Sports

Brassard ‘day-to-day’ after apparent back injury

MONTREAL — One goes down, and another steps up.

In Game 1 of the Eastern Conference finals, the Rangers saw an important piece of their forward corps, center Derick Brassard, leave the game after his second shift, having taken a hard open-ice hit from Canadiens defenseman Mike Weaver and seemingly aggravating his balky back.

Brassard got some treatment on the bench from trainer Jim Ramsay, but eventually went to the locker room and did not return in what would result in a 7-2 Rangers win at the Bell Centre.

Coach Alain Vigneault called his status “day-to-day,” and Brassard said after the game that he didn’t think the injury was serious, but he didn’t think he could help his team if he returned.

Yet Brassard’s loss was eased by the terrific effort of Dominic Moore, who moved up from his regular role as a fourth-line center and arguably played his best game of the season.

In the first period alone, Moore made an outstanding, no-look, cross-ice backhand pass to set up Martin St. Louis on the opening goal, 4:35 in, then helped to set up Mats Zuccarello for the second goal just less than two minutes later, the Blueshirts taking a decisive 2-0 lead to flip a negative into a positive and start the series off on the right foot.

“He did an unreal job,” coach Alain Vigneault said about Moore, who played a postseason-high 16:36. “To lose Brass right away on his second shift put our rotation and our lines out of whack a little bit.”

Moore was flying around the ice, showing glimpses of speed and vision that have heretofore been rare.

“We all try to play the same way, top to bottom, and we have good depth, that’s been a strength of ours all the way through,” Moore said. “Everyone’s attitude is the same, just to do their job, whatever you’re asked to do.

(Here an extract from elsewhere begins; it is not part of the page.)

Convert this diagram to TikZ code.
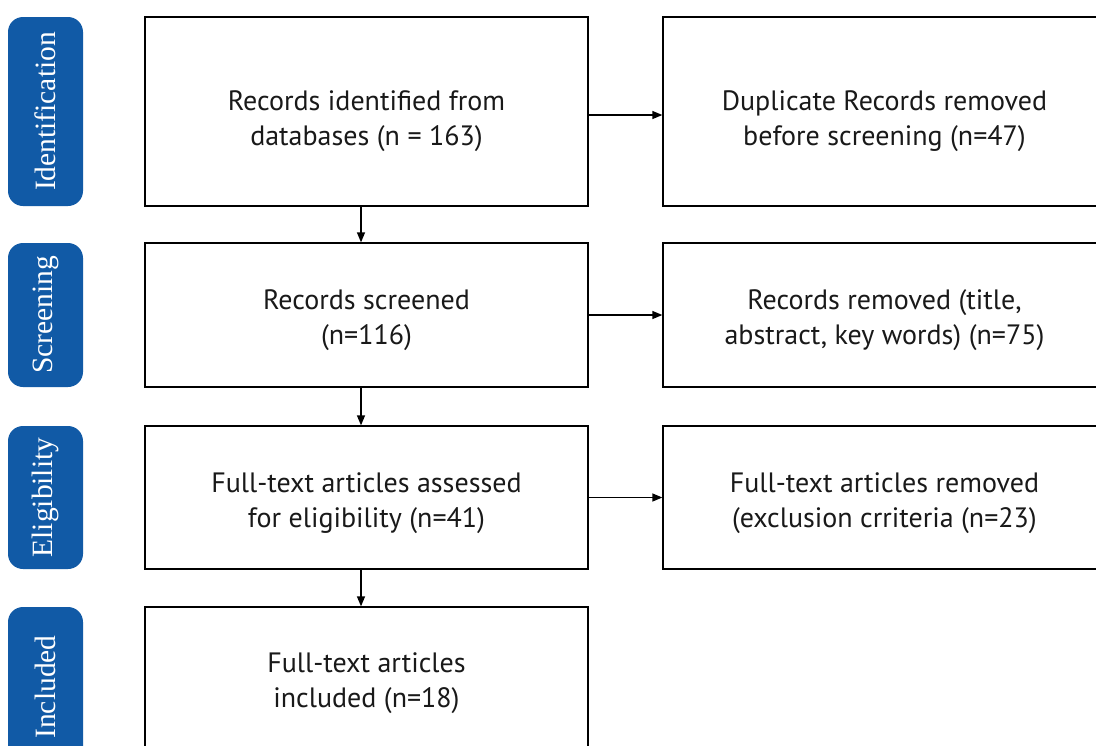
\documentclass[tikz,border=0pt]{standalone}
\usepackage{fontspec}
\setmainfont{PT Sans}
\newfontfamily\labelfont{Liberation Serif}
\usetikzlibrary{arrows.meta,positioning}
\definecolor{stageblue}{RGB}{17,90,166}
\newcommand{\boxtext}[2]{\raisebox{-#1pt}[\height][\depth]{\begin{tabular}{@{}c@{}}#2\end{tabular}}}
\tikzset{
  box/.style={draw=black, line width=1.3pt, minimum width=443pt, align=center, inner sep=0pt,
    font=\fontsize{28}{35}\selectfont, text=black!90},
  stage/.style={fill=stageblue, rounded corners=15pt, minimum width=75pt, inner sep=0pt,
    text=white, font=\labelfont\fontsize{29.5}{32}\selectfont, rotate=90},
  arr/.style={line width=1.3pt, -{Triangle[length=10pt,width=8pt]}}
}
\begin{document}
\begin{tikzpicture}[x=1pt,y=-1pt]
\useasboundingbox[fill=white] (0,0) rectangle (1096,745);
% stage labels
\node[stage, minimum width=189pt, minimum height=75pt] (sid) at (45.5,111.5) {Identification};
\node[stage, minimum width=144pt, minimum height=75pt] (ssc) at (45.5,315) {Screening};
\node[stage, minimum width=143pt, minimum height=75pt] (sel) at (45.5,497.5) {Eligibility};
\node[stage, minimum width=160pt, minimum height=75pt] (sin) at (45.5,687) {Included};
% left boxes
\node[box, minimum height=189pt] (b1) at (366.5,111.5) {\boxtext{9}{Records identified from\\databases (n = 163)}};
\node[box, minimum height=144pt] (b2) at (366.5,315) {\boxtext{5}{Records screened\\(n=116)}};
\node[box, minimum height=143pt] (b3) at (366.5,497.5) {\boxtext{5}{Full-text articles assessed\\for eligibility (n=41)}};
\node[box, minimum height=146pt] (b4) at (366.5,680) {\boxtext{3}{Full-text articles\\included (n=18)}};
% right boxes
\node[box, minimum height=189pt] (r1) at (884.5,111.5) {\boxtext{9}{Duplicate Records removed\\before screening (n=47)}};
\node[box, minimum height=144pt] (r2) at (884.5,315) {\boxtext{5}{Records removed (title,\\abstract, key words) (n=75)}};
\node[box, minimum height=143pt] (r3) at (884.5,497.5) {\boxtext{5}{Full-text articles removed\\(exclusion crriteria (n=23)}};
% arrows
\draw[arr] ([xshift=-5.5pt]b1.south) -- ([xshift=-5.5pt]b2.north);
\draw[arr] ([xshift=-5.5pt]b2.south) -- ([xshift=-5.5pt]b3.north);
\draw[arr] ([xshift=-5.5pt]b3.south) -- ([xshift=-5.5pt]b4.north);
\draw[arr] ([yshift=-3.5pt]b1.east) -- ([yshift=-3.5pt]r1.west);
\draw[arr] (b2.east) -- (r2.west);
\draw[arr] (b3.east) -- (r3.west);
\end{tikzpicture}
\end{document}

I thought we had a good mentality today from the start of the game.”


Rangers forward Chris Kreider went barreling into Canadiens starting goalie Carey Price early in the second period, dislodging the net and leaving Price on the ice grabbing for his right knee.

Price skated it off and did stay in for the rest of the period, only to get a seat on the bench at the start of the third in favor of backup Peter Budaj, the Rangers already up, 4-1.

“I think it was accidental, honestly,” Montreal coach Michel Therrien said. “The fact that he didn’t play in the third period, that was more to protect him than anything, because we were not sharp in front of him.”

Kreider, who scored on a similar breakaway later in the second period, said he surely didn’t mean to slam into the goalie.

“It wasn’t trying to run into him,” Kreider said. “Somehow I lost my footing.”


Former Ranger Brandon Prust had a moderate mental breakdown early in the third period, drawing two minors and a 10-minute misconduct after slashing Kreider in his surgically repaired left hand, then spearing him in the nether-regions.


The Rangers power play was 3-for-7, scoring twice on Prust’s consecutive minors. They’re 9-for-62 (14.5 percent) in the postseason. They did give up a shorthanded goal to Lars Eller with just under five minutes to go in the game, already up 7-1.

The Canadiens power play went 0-for-3, coming in 10-for-38 (26.3 percent).